Student Resampled His t Distribution

kqr

, published 2024-07-30

Tags:

I was reading William Sealy Gosset’s paper where he introduced the t distribution for small-sample hypothesis testing.1¹ The Probable Error of a Mean; Gosset a.k.a. Student; Biometrika; 1908.

In it he derives the distribution analytically, but also adds that

Before I had succeeded in solving my problem analytically, I had endeavoured to do so empirically. The material used was a correlation table containing the height and left middle finger measurements of 3000 criminals, from a paper by W. R. Macdonnell.

The measurements were written out on 3000 pieces of cardboard, which were then very thoroughly shuffled and drawn at random. As each card was drawn its number were written down in a book, which thus contains the measurements of 3000 criminals in a random order.

Finally, each consecutive set of 4 was taken as a sample – 750 in all – and the mean, standard deviation, and correlation of each sample determined. The difference between the mean of each sample and the mean of the population was then divided by the standard deviation of the sample, giving us the z score.

First off, I’m impressed people back in the day managed to do any statistics at all, when their idea of resampling from a table was “write out each row on 3000 pieces of cardboard, shuffle thoroughly, draw one at a time and write into a table again.” But also, isn’t that a little inspiring? Student – a successful, working statistician – wasn’t immediately able to solve his problem analytically, so he took to writing things out on cardboard and shuffling!

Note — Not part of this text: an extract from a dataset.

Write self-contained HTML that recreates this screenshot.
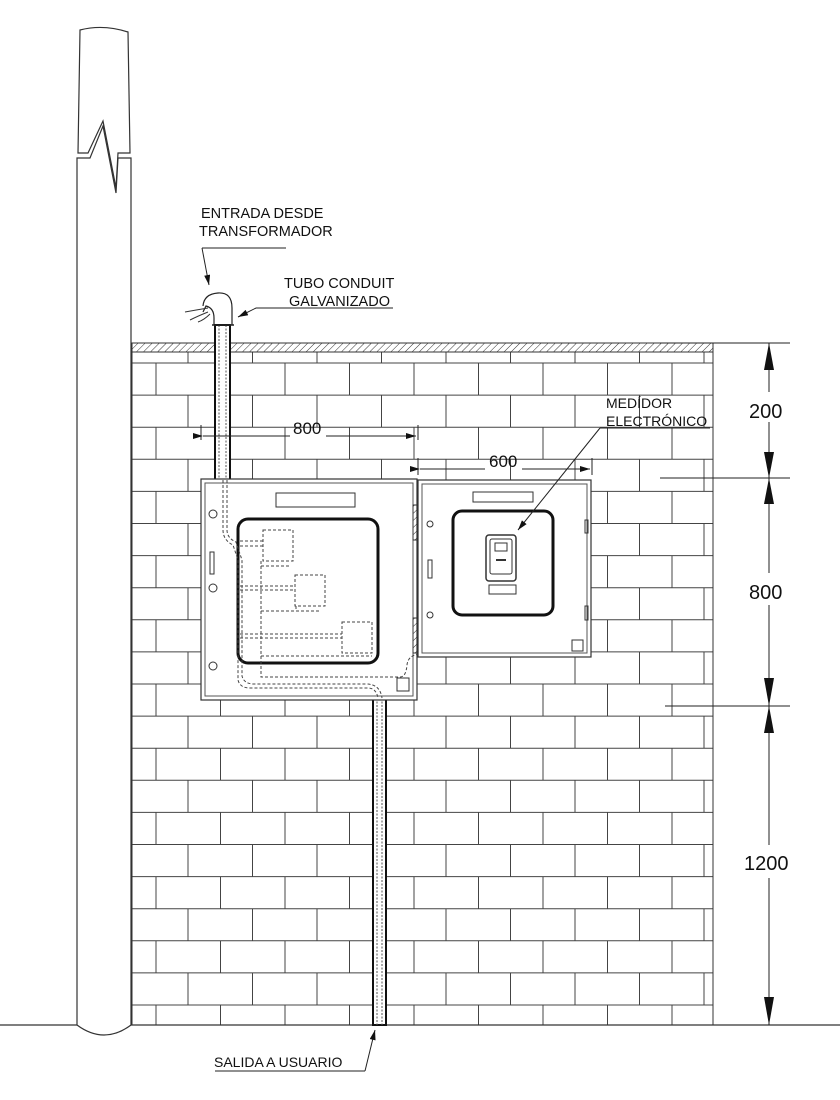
<!DOCTYPE html>
<html><head><meta charset="utf-8"><style>
html,body{margin:0;padding:0;background:#fff;}
svg{display:block;}
text{font-family:"Liberation Sans",sans-serif;fill:#111;}
</style></head><body>
<svg id="s" width="840" height="1100" viewBox="0 0 840 1100" xmlns="http://www.w3.org/2000/svg">
<defs>
<pattern id="h" width="5" height="5" patternUnits="userSpaceOnUse" patternTransform="rotate(45)">
<line x1="0" y1="0" x2="0" y2="5" stroke="#333" stroke-width="1"/></pattern>
<marker id="ar" viewBox="0 0 10 6" refX="10" refY="3" markerWidth="14" markerHeight="6" orient="auto" markerUnits="userSpaceOnUse"><path d="M0,0 L10,3 L0,6 Z" fill="#111"/></marker>
</defs>
<g id="bricks" stroke="#444" stroke-width="1"></g>
<!-- wall outline -->
<rect x="132" y="343" width="581" height="9" fill="url(#h)" stroke="#333"/>
<line x1="132" y1="352" x2="132" y2="1025" stroke="#333"/>
<line x1="713" y1="343" x2="713" y2="1025" stroke="#333"/>
<line x1="0" y1="1025" x2="840" y2="1025" stroke="#333" stroke-width="1.2"/>
<!-- pole -->
<path d="M78,153 L80,30 Q103,24 128,32 L130,153 L118,153 L116,188 L103,121 L88,153 Z" fill="#fff" stroke="#333" stroke-width="1.2"/>
<path d="M77,1025 L77,158 L90,158 L103,126 L116,193 L118,158 L131,158 L131,1025 Q104,1045 77,1025 Z" fill="#fff" stroke="#333" stroke-width="1.2"/>
<!-- conduits -->
<rect x="215" y="325" width="15" height="155" fill="#fff" stroke="#111" stroke-width="2"/>
<line x1="219" y1="325" x2="219" y2="480" stroke="#555" stroke-dasharray="2,1.5"/>
<line x1="226" y1="325" x2="226" y2="480" stroke="#555" stroke-dasharray="2,1.5"/>
<rect x="373" y="698" width="13" height="327" fill="#fff" stroke="#111" stroke-width="2"/>
<line x1="377" y1="698" x2="377" y2="1025" stroke="#555" stroke-dasharray="2,1.5"/>
<line x1="382" y1="698" x2="382" y2="1025" stroke="#555" stroke-dasharray="2,1.5"/>
<!-- gooseneck -->
<path d="M214,325 L214,318 Q214,308 206,306 L203,312 M232,325 L232,308 Q232,292 218,293 Q204,294 203,306" fill="#fff" stroke="#222" stroke-width="1.2"/>
<line x1="212" y1="325" x2="234" y2="325" stroke="#222" stroke-width="1.5"/>
<path d="M208,308 Q196,310 185,312 M208,312 Q198,316 190,320 M210,314 Q204,320 198,322" fill="none" stroke="#333"/>
<!-- left box -->
<rect x="201" y="479" width="216" height="221" fill="#fff" stroke="#333" stroke-width="1.2"/>
<rect x="205" y="483" width="208" height="213" fill="none" stroke="#555"/>
<rect x="276" y="493" width="79" height="14" fill="none" stroke="#333"/>
<rect x="238" y="519" width="140" height="144" rx="10" fill="none" stroke="#111" stroke-width="3"/>
<g fill="none" stroke="#333">
<circle cx="213" cy="514" r="4"/><circle cx="213" cy="588" r="4"/><circle cx="213" cy="666" r="4"/>
<rect x="210" y="552" width="4" height="22"/>
<rect x="397" y="678" width="12" height="13"/>
<rect x="413" y="505" width="4" height="35" fill="url(#h)"/>
<rect x="413" y="618" width="4" height="35" fill="url(#h)"/>
</g>
<g fill="none" stroke="#444" stroke-dasharray="3,2">
<rect x="263" y="530" width="30" height="31"/>
<rect x="295" y="575" width="30" height="31"/>
<rect x="342" y="622" width="30" height="31"/>
<path d="M223,480 L223,530 Q223,540 233,545 L238,560 L238,680 Q240,688 250,688 L368,688 Q376,688 378,698"/>
<path d="M227,480 L227,530 Q227,538 236,542 L242,560 L242,676 Q244,684 254,684 L366,684 Q380,684 382,698"/>
<path d="M240,541 L263,541 M240,546 L263,546 M261,561 L261,677 L400,677 Q406,677 407,665 Q408,655 420,654 L470,654 Q473,654 473,640 L473,612 Q474,602 490,602"/>
<path d="M261,566 L290,566 M240,586 L295,586 M240,590 L295,590 M261,611 L320,611 M296,606 L296,611 M240,634 L342,634 M240,638 L342,638 M261,656 L372,656"/>
</g>
<!-- right box -->
<rect x="418" y="480" width="173" height="177" fill="#fff" stroke="#333" stroke-width="1.2"/>
<rect x="422" y="484" width="165" height="169" fill="none" stroke="#555"/>
<rect x="473" y="492" width="60" height="10" fill="none" stroke="#333"/>
<rect x="453" y="511" width="100" height="104" rx="9" fill="none" stroke="#111" stroke-width="3"/>
<g fill="none" stroke="#333">
<circle cx="430" cy="524" r="3"/><circle cx="430" cy="615" r="3"/>
<rect x="428" y="560" width="4" height="18"/>
<rect x="585" y="520" width="3" height="13"/><rect x="585" y="606" width="3" height="14"/>
<rect x="572" y="640" width="11" height="11"/>
<rect x="486" y="535" width="30" height="46" rx="3" stroke-width="1.5"/>
<rect x="490" y="539" width="22" height="35" rx="2"/>
<rect x="495" y="543" width="12" height="8"/>
<rect x="489" y="585" width="27" height="9"/>
<line x1="496" y1="560" x2="506" y2="560" stroke-width="2"/>
</g>
<!-- leaders -->
<g stroke="#222" fill="none">
<line x1="202" y1="248" x2="286" y2="248"/>
<line x1="202" y1="248" x2="209" y2="285" marker-end="url(#ar)"/>
<line x1="393" y1="308" x2="256" y2="308"/>
<line x1="256" y1="308" x2="238" y2="317" marker-end="url(#ar)"/>
<line x1="710" y1="428" x2="600" y2="428"/>
<line x1="600" y1="428" x2="518" y2="530" marker-end="url(#ar)"/>
<line x1="215" y1="1071" x2="365" y2="1071"/>
<line x1="365" y1="1071" x2="375" y2="1030" marker-end="url(#ar)"/>
</g>
<!-- dimensions -->
<g stroke="#222" fill="none">
<line x1="201" y1="425" x2="201" y2="440"/><line x1="418" y1="425" x2="418" y2="440"/>
<line x1="203" y1="436" x2="290" y2="436" marker-start="url(#ar)"/>
<line x1="326" y1="436" x2="416" y2="436" marker-end="url(#ar)"/>
<line x1="418" y1="458" x2="418" y2="475"/><line x1="592" y1="458" x2="592" y2="475"/>
<line x1="420" y1="469" x2="485" y2="469"/>
<line x1="522" y1="469" x2="590" y2="469" marker-end="url(#ar)"/>
<line x1="420" y1="469" x2="440" y2="469" marker-start="url(#ar)"/>
<line x1="660" y1="343" x2="790" y2="343"/>
<line x1="660" y1="478" x2="790" y2="478"/>
<line x1="665" y1="706" x2="790" y2="706"/>
<line x1="769" y1="343" x2="769" y2="392"/>
<line x1="769" y1="422" x2="769" y2="573"/>
<line x1="769" y1="605" x2="769" y2="845"/>
<line x1="769" y1="878" x2="769" y2="1025"/>
</g>
<g fill="#111">
<path d="M769,343 L764,370 L774,370Z"/><path d="M769,478 L764,452 L774,452Z"/>
<path d="M769,478 L764,504 L774,504Z"/><path d="M769,706 L764,678 L774,678Z"/>
<path d="M769,706 L764,733 L774,733Z"/><path d="M769,1025 L764,997 L774,997Z"/>
</g>
<!-- text -->
<text x="201" y="218" font-size="14.5">ENTRADA DESDE</text>
<text x="199" y="236" font-size="14.5">TRANSFORMADOR</text>
<text x="284" y="288" font-size="14.5">TUBO CONDUIT</text>
<text x="289" y="306" font-size="14.5">GALVANIZADO</text>
<text x="606" y="408" font-size="14">MEDÍDOR</text>
<text x="606" y="426" font-size="14">ELECTRÓNICO</text>
<text x="214" y="1067" font-size="14">SALIDA A USUARIO</text>
<text x="293" y="434" font-size="17">800</text>
<text x="489" y="467" font-size="17">600</text>
<text x="749" y="418" font-size="20">200</text>
<text x="749" y="599" font-size="20">800</text>
<text x="744" y="870" font-size="20">1200</text>
</svg>
<script>
var g=document.getElementById('bricks'),ns='http://www.w3.org/2000/svg';
function L(x1,y1,x2,y2){var l=document.createElementNS(ns,'line');l.setAttribute('x1',x1);l.setAttribute('y1',y1);l.setAttribute('x2',x2);l.setAttribute('y2',y2);g.appendChild(l);}
var rows=[[352,363,1]];
for(var j=0;j<21;j++){var a=363+32.1*j,b=Math.min(363+32.1*(j+1),1025);rows.push([a,b,j%2]);}
rows.forEach(function(r){L(132,r[1],713,r[1]);var s=r[2]?188:156;for(var x=s;x<713;x+=64.5)L(x,r[0],x,r[1]);});
</script>
</body></html>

It’s okay to not get things right away and have to experiment first.

Additionally, it shows that resampling doesn’t require modern computers, they just allow us to decrease the error bars for sensitive measurements, by running more iterations in our lifetime. Given enough resources, one could hypothetically hire a lot of humans to do the cardboard dance and within just days get the same result a computer would in milliseconds.

It’s not that modern computers can do things we couldn’t before. Modern technological development has one effect: it improves the size, energy, and reliability constraints on computing. Fast resampling in the 1800s would have required the energy and space to feed a small city of humans. In the early 1900s, it would have taken a building and industrial power to run a large number of vacuum tubes. In the 1970s, a few cabinets of transistors and a domestic power supply could probably have done it. Today, a very small battery can run that computation on a device that fits in my pocket.

What will be the next leap forward in thermal, size, and reliability constraints of computing? Is the silicon semiconductor the end station?